Published 12:00 am Thursday, March 3, 2011

By Katie Scarvey
kscarvey@salisburypost.com
One of the highlights of the Grammys this year was getting to see the live Avett Brothers performance — which helped make the Concord-based band one of the top searches on Google the next day.
And just as good was seeing Mumford and Sons who, like The Avett Brothers, are in the vanguard of a burgeoning folk revival.
I first became aware of these London-based lads when I heard that they were touring last year with Cadillac Sky, a wonderful band I was introduced to at Merlefest (which has since, sadly, disbanded).
Through the magic of Spinner.com, I stumbled upon the music of Mumford and Son in December. The website allowed visitors to listen to some of the year’s best albums, for free. I sampled a lot of them one lazy Saturday afternoon but there was only one that kept me coming back: “Sigh No More,” Mumford and Sons’ debut folk rock album, which was released in the US about a year ago.
Mumford and Sons is composed of Marcus Mumford, Country Winston, Ben Lovett and Ted Dwane, who aren’t actually family but a group of friends who got together in 2007.
At the heart of their music is bluegrass, but there’s a rock energy there as well, frenetic but well-controlled, jubilant, exuberant, infectious. The sound is rich and the harmonies excellent.
Many of the songs start somewhat reflectively and then push headlong into driving crescendos that will have you fist-pumping or beating on your steering wheel.
One of the hottest songs on the album, “Little Lion Man,” is a wild, passionate anthem of regret, fueled with a heartbreak that propels it like a runaway train. It received a Grammy nomination for best rock song of the year, kind of amazing for a banjo-driven song.

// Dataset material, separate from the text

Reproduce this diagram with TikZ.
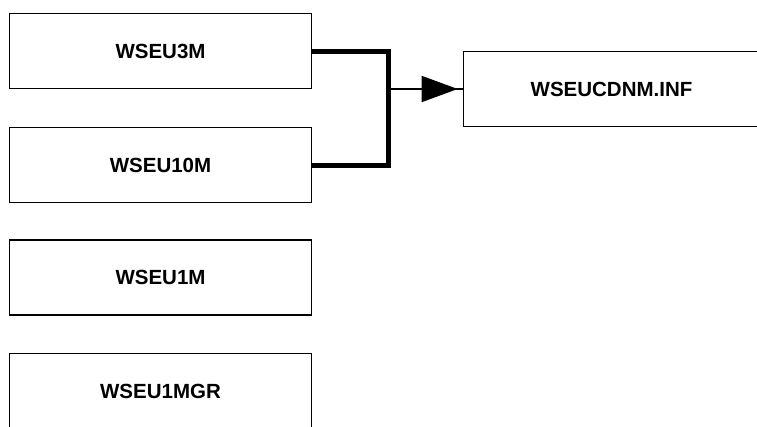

Although I love Neil Young, I think “Little Lion Man” makes Young’s winning “Angry World” look pretty pale by comparison.
There’s a sturdy Anglo-Saxon heft to the band’s lyrics, which at their best resonate like the King James version of the Bible or a Steinbeck novel.
The album’s lyrics cut close to the bone when it comes to emotions: “Love, it will not betray you, dismay or enslave you/ It will set you free/ Be more like the man you were made to be.”
Particularly literate fans will note that “Sigh No More” includes lines from Shakespeare’s “Much Ado About Nothing,” including “Serve God, love me and mend” and “Man is a giddy thing.”
The band has its detractors, who like to accuse it of such egregious sins as “exaggerated earnestness” (a charge sometimes leveled against The Avett Brothers as well).
Fortunately, no one listens to critics all that much, especially ones who like to heap scorn on bands who have the effrontery to find their way to the masses.